浅生塚と芦路塚

薬師寺境内の裏手に、二人の俳人の塚が並んで建立されています。

右側が、「浅生塚」で、蕉門十哲の一人「志田野坡」の塚で、輝照凝灰岩(青石)に大きく刻まれています。

元禄6年(1693年)の頃、松尾芭蕉の門下となり、足しげく師の許に通い、熱心に指導を受け、芭蕉からも高く評価されたと言われています。

三井両替店に勤めていた志田野坡は、商用でたびたび中国路を経て九州へと向かっています。九州では、博多・久留米・長崎など、旅寝を重ね、多くの人たちを門下に引き入れました。
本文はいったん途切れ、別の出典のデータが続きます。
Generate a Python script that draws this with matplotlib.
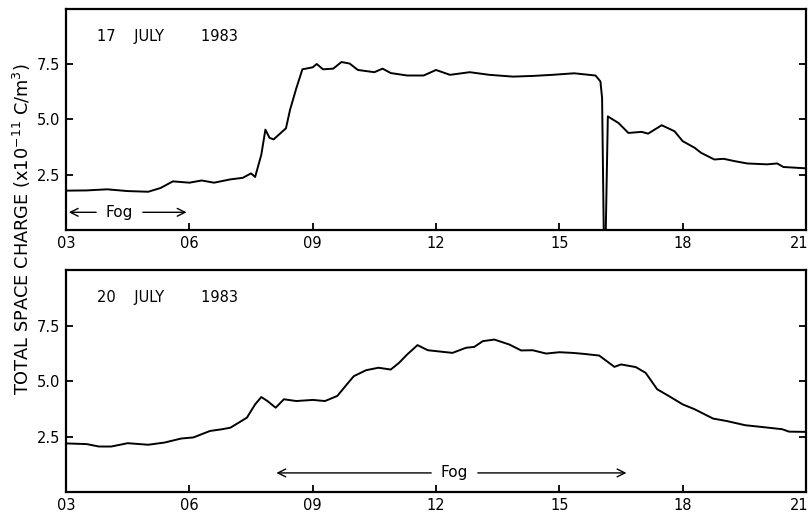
"""Total space charge, 17 and 20 July 1983 (two stacked panels)."""

import numpy as np
import matplotlib.pyplot as plt
import matplotlib.transforms as mtransforms

plt.rcParams["font.family"] = ["DejaVu Sans"]

# hour of day / space charge (x1e-11 C/m^3)
hours_17 = [3.0, 3.5, 4.0, 4.5, 5.0, 5.3, 5.6, 6.0, 6.3, 6.6, 7.0, 7.3, 7.5, 7.6,
            7.75, 7.85, 7.95, 8.05, 8.2, 8.35, 8.45, 8.6, 8.75, 9.0, 9.1, 9.25,
            9.5, 9.7, 9.9, 10.1, 10.5, 10.7, 10.9, 11.3, 11.7, 12.0, 12.34,
            12.82, 13.3, 13.87, 14.35, 14.83, 15.36, 15.88, 16.0, 16.04, 16.08,
            16.13, 16.18, 16.24, 16.44, 16.68, 17.0, 17.16, 17.49, 17.8, 18.0,
            18.29, 18.45, 18.77, 19.0, 19.25, 19.57, 20.05, 20.3, 20.45, 21.0]
charge_17 = [1.78, 1.79, 1.84, 1.76, 1.73, 1.9, 2.2, 2.14, 2.24, 2.14, 2.29, 2.36,
             2.56, 2.4, 3.4, 4.54, 4.17, 4.1, 4.35, 4.6, 5.44, 6.4, 7.27, 7.36,
             7.51, 7.27, 7.3, 7.6, 7.53, 7.24, 7.14, 7.3, 7.1, 6.99, 6.99, 7.24,
             7.02, 7.14, 7.02, 6.94, 6.97, 7.02, 7.09, 6.99, 6.72, 5.97, 0.0,
             0.0, 5.14, 5.07, 4.84, 4.39, 4.44, 4.36, 4.74, 4.47, 4.02, 3.72,
             3.49, 3.19, 3.22, 3.12, 3.01, 2.97, 3.01, 2.85, 2.79]

hours_20 = [3.0, 3.5, 3.8, 4.1, 4.5, 5.0, 5.4, 5.8, 6.1, 6.5, 6.8, 7.0, 7.4, 7.6,
            7.75, 7.9, 8.1, 8.3, 8.6, 9.0, 9.3, 9.6, 9.8, 10.0, 10.3, 10.6,
            10.9, 11.1, 11.3, 11.55, 11.8, 12.0, 12.4, 12.73, 12.93, 13.14,
            13.42, 13.78, 14.07, 14.35, 14.68, 15.0, 15.32, 15.57, 15.97, 16.34,
            16.5, 16.86, 17.1, 17.38, 17.66, 18.0, 18.29, 18.74, 19.07, 19.52,
            19.93, 20.42, 20.59, 21.0]
charge_20 = [2.19, 2.16, 2.05, 2.05, 2.2, 2.13, 2.23, 2.41, 2.46, 2.75, 2.83, 2.9,
             3.35, 3.95, 4.28, 4.1, 3.8, 4.18, 4.1, 4.15, 4.1, 4.33, 4.78, 5.22,
             5.49, 5.6, 5.52, 5.82, 6.2, 6.62, 6.39, 6.35, 6.27, 6.5, 6.54, 6.8,
             6.87, 6.65, 6.38, 6.39, 6.24, 6.3, 6.27, 6.23, 6.15, 5.64, 5.75,
             5.63, 5.37, 4.63, 4.33, 3.95, 3.73, 3.31, 3.2, 3.01, 2.93, 2.83,
             2.72, 2.71]

panel_titles = ["17    JULY        1983", "20    JULY        1983"]
x_ticks = [3, 6, 9, 12, 15, 18, 21]
x_ticklabels = ["03", "06", "09", "12", "15", "18", "21"]
y_ticks = [2.5, 5.0, 7.5]

# fog periods: (start, end, label centre) in hours
fog_17 = (3.0, 6.0, 4.3)
fog_20 = (8.05, 16.7, 12.45)


def style_axes(ax):
    ax.set_xlim(3, 21)
    ax.set_ylim(0, 10)
    ax.set_xticks(x_ticks)
    ax.set_xticklabels(x_ticklabels)
    ax.set_yticks(y_ticks)
    ax.set_yticklabels([f"{v:.1f}" for v in y_ticks])
    ax.tick_params(axis="both", direction="in", length=5, width=1.3,
                   labelsize=10.5, pad=4)
    ax.tick_params(axis="y", right=True)
    for sp in ax.spines.values():
        sp.set_linewidth(1.6)
    # last label sits at the figure edge, pull it inside like the original
    last = ax.get_xticklabels()[-1]
    last.set_horizontalalignment("right")
    last.set_transform(last.get_transform() +
                       mtransforms.ScaledTranslation(0.03, 0, ax.figure.dpi_scale_trans))


def fog_arrow(ax, fog, y, gap_left, gap_right):
    start, end, mid = fog
    arrow = dict(arrowstyle="->", lw=1.0, color="black", mutation_scale=14)
    ax.annotate("", xy=(start, y), xytext=(mid - gap_left, y), arrowprops=arrow)
    ax.annotate("", xy=(end, y), xytext=(mid + gap_right, y), arrowprops=arrow)
    ax.text(mid, y, "Fog", ha="center", va="center", fontsize=11)


fig = plt.figure(figsize=(8.12, 5.16), dpi=100)
ax1 = fig.add_axes([0.0813, 0.5543, 0.9113, 0.4283])
ax2 = fig.add_axes([0.0813, 0.0465, 0.9113, 0.4300])

ax1.plot(hours_17, charge_17, color="black", lw=1.4)
ax2.plot(hours_20, charge_20, color="black", lw=1.4)

for ax, title in zip([ax1, ax2], panel_titles):
    style_axes(ax)
    ax.text(3.75, 8.75, title, ha="left", va="center", fontsize=10.5)

fog_arrow(ax1, fog_17, 0.8, 0.5, 0.5)
fog_arrow(ax2, fog_20, 0.86, 0.5, 0.5)

fig.text(0.027, 0.556, r"TOTAL SPACE CHARGE (x10$^{-11}$ C/m$^3$)",
         rotation=90, ha="center", va="center", fontsize=12.8)

fig.savefig("out.png", dpi=100)
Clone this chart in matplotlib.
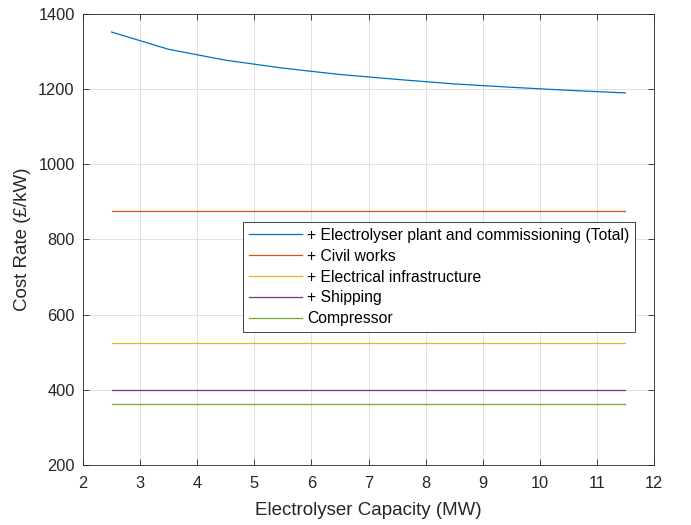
import matplotlib
matplotlib.use("Agg")
import matplotlib.pyplot as plt
import numpy as np

# ── Data ───────────────────────────────────────────────────────────────
capacity = [2.5, 3.5, 4.5, 5.5, 6.5, 7.5, 8.5, 9.5, 10.5, 11.5]
total = [1352, 1306, 1277, 1256, 1239, 1226, 1214, 1205, 1197, 1190]
civil = [875] * len(capacity)
electrical = [525] * len(capacity)
shipping = [400] * len(capacity)
compressor = [361] * len(capacity)

labels = [
    "+ Electrolyser plant and commissioning (Total)",
    "+ Civil works",
    "+ Electrical infrastructure",
    "+ Shipping",
    "Compressor",
]
colors = ["#0072BD", "#D95319", "#EDB120", "#7E2F8E", "#77AC30"]

plt.rcParams.update({
    "font.family": ["Liberation Sans", "DejaVu Sans"],
    "font.size": 11,
    "axes.linewidth": 0.6,
    "xtick.direction": "in",
    "ytick.direction": "in",
    "xtick.top": True,
    "ytick.right": True,
    "xtick.major.width": 0.6,
    "ytick.major.width": 0.6,
    "xtick.major.size": 4,
    "ytick.major.size": 4,
    "xtick.color": "#262626",
    "ytick.color": "#262626",
})

fig = plt.figure(figsize=(6.91, 5.25), dpi=100)
ax = fig.add_axes([83 / 691, 1 - 465 / 525, 571 / 691, 451 / 525])

series = [total, civil, electrical, shipping, compressor]
for vals, lab, col in zip(series, labels, colors):
    ax.plot(capacity, vals, color=col, linewidth=0.9, label=lab)

ax.set_xlim(2, 12)
ax.set_ylim(200, 1400)
ax.set_xticks(np.arange(2, 13, 1))
ax.set_yticks(np.arange(200, 1401, 200))
ax.tick_params(labelsize=11.8)
ax.tick_params(axis="x", pad=8)
ax.tick_params(axis="y", pad=6)
ax.grid(True, color="#dcdcdc", linewidth=0.6)
ax.set_axisbelow(True)
ax.set_xlabel("Electrolyser Capacity (MW)", fontsize=13.5, color="#262626", labelpad=8)
ax.set_ylabel("Cost Rate (£/kW)", fontsize=13.5, color="#262626", labelpad=5)
for s in ax.spines.values():
    s.set_color("#262626")

leg = ax.legend(loc="lower right", bbox_to_anchor=(0.966, 0.295), fontsize=11.3,
                fancybox=False, framealpha=1, edgecolor="#262626",
                handlelength=3.4, handletextpad=0.3, borderaxespad=0,
                borderpad=0.35, labelspacing=0.38)
leg.get_frame().set_linewidth(0.6)

fig.savefig("out.png", dpi=100)
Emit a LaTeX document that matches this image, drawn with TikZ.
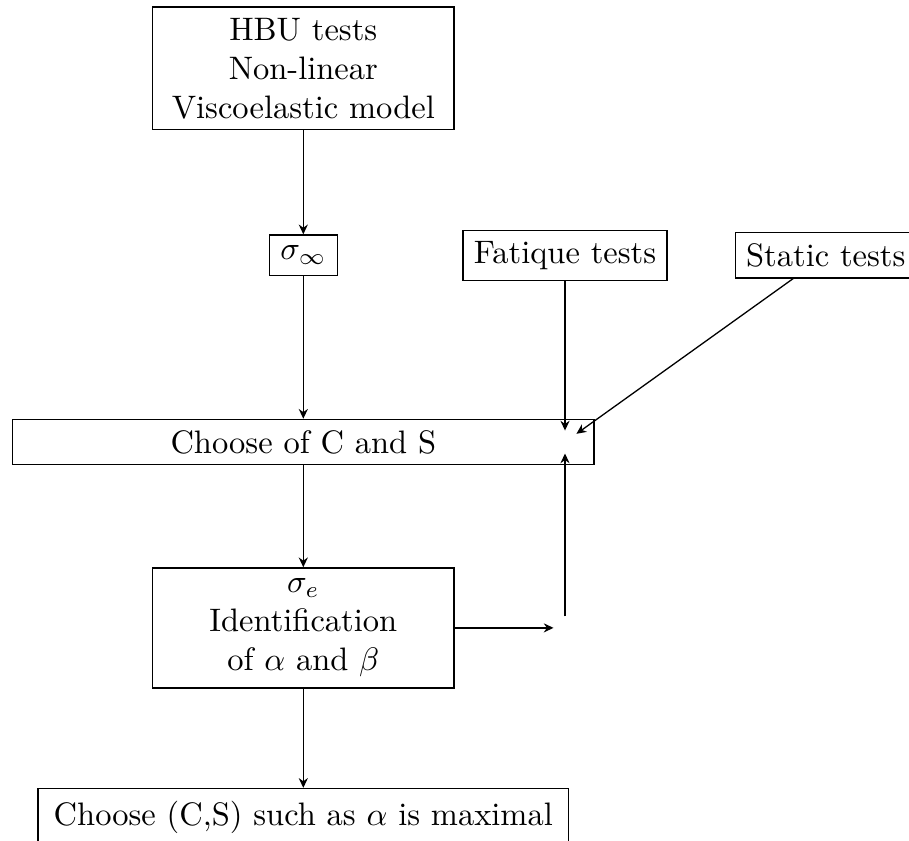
\documentclass[tikz,border=0pt]{standalone}
\usepackage{amssymb}
\usepackage{tikz}
\usetikzlibrary{arrows.meta}

\begin{document}
\begin{tikzpicture}[>={Stealth[length=3pt,width=2.8pt]},flowbox/.style={draw,align=center},hub/.style={inner sep=0.333em}]
\useasboundingbox (0,0) rectangle (9.83,-9.09);
\node[flowbox,minimum width=3.26cm] (hbu) at (3.28,-0.74) {HBU tests\\Non-linear\\Viscoelastic model};
\node[flowbox] (sinf) at (3.28,-2.76) {$\sigma_\infty$};
\node[flowbox] (fat) at (6.11,-2.76) {Fatique tests};
\node[flowbox] (stat) at (8.93,-2.76) {Static tests};
\node[flowbox,minimum width=6.29cm] (choose) at (3.28,-4.78) {Choose of C and S};
\node[hub] (j1) at (6.11,-4.78) {};
\node[flowbox,minimum width=3.26cm] (ident) at (3.28,-6.79) {$\sigma_e$\\Identification\\of $\alpha$ and $\beta$};
\node[hub] (j2) at (6.11,-6.79) {};
\node[flowbox,anchor=north,minimum width=5.74cm,minimum height=0.63cm] (final) at (3.28,-8.52) {Choose (C,S) such as $\alpha$ is maximal};
\draw[->] (hbu) -- (sinf);
\draw[->] (sinf) -- (choose);
\draw[->] (choose) -- (ident);
\draw[->] (ident) -- (final);
\draw[->] (fat) -- (j1);
\draw[->] (stat) -- (j1);
\draw[->] (ident) -- (j2);
\draw[->] (j2) -- (j1);
\end{tikzpicture}
\end{document}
その結果、中国、九州筋を合わせて盟約の門人1千余人、講義を聞くもの3千余人に及び、他の門を寄せ付けず、芭蕉一門の拡大に貢献しました。

師の没後10年、宝永元年(1704年)に三井両替店の番頭格にあがりましたが、43歳の若さで職を辞し、難波の地に居を構えました。

大竹村にも十数度滞在し、その都度、俳句の会を開き同行の人々が集まり、「竹里連中」という会が生まれました。

これが発端となり、古くから文芸の盛んな町大竹といわれ、現在も俳句・短歌・川柳などを学ぶ人が多く、その伝統は守られ、学習環境は維持されています。

志田野坡の顕彰碑は、大坂難波(5箇所)から九州にかけ、今日なお12箇所残っていますが、中国路では大竹だけが残っており、貴重な石造文化財として、平成4年10月、大竹市の史跡文化財に指定されました。

志田野坡を慕う大竹村の門人、孔雀坊芦路と梨花亭巨礫がこの塚を建てました。

孔雀坊芦路は、現廿日市市宮島町の生まれといわれ、結婚後大竹村に永住し、昨飽庵と称して志田野坡の諸国行脚の間、大竹に留まり指導しました。

安永2年(1772年)、72歳で没し、浅生塚の傍に門人たちの手により「芦路塚」が建てられました。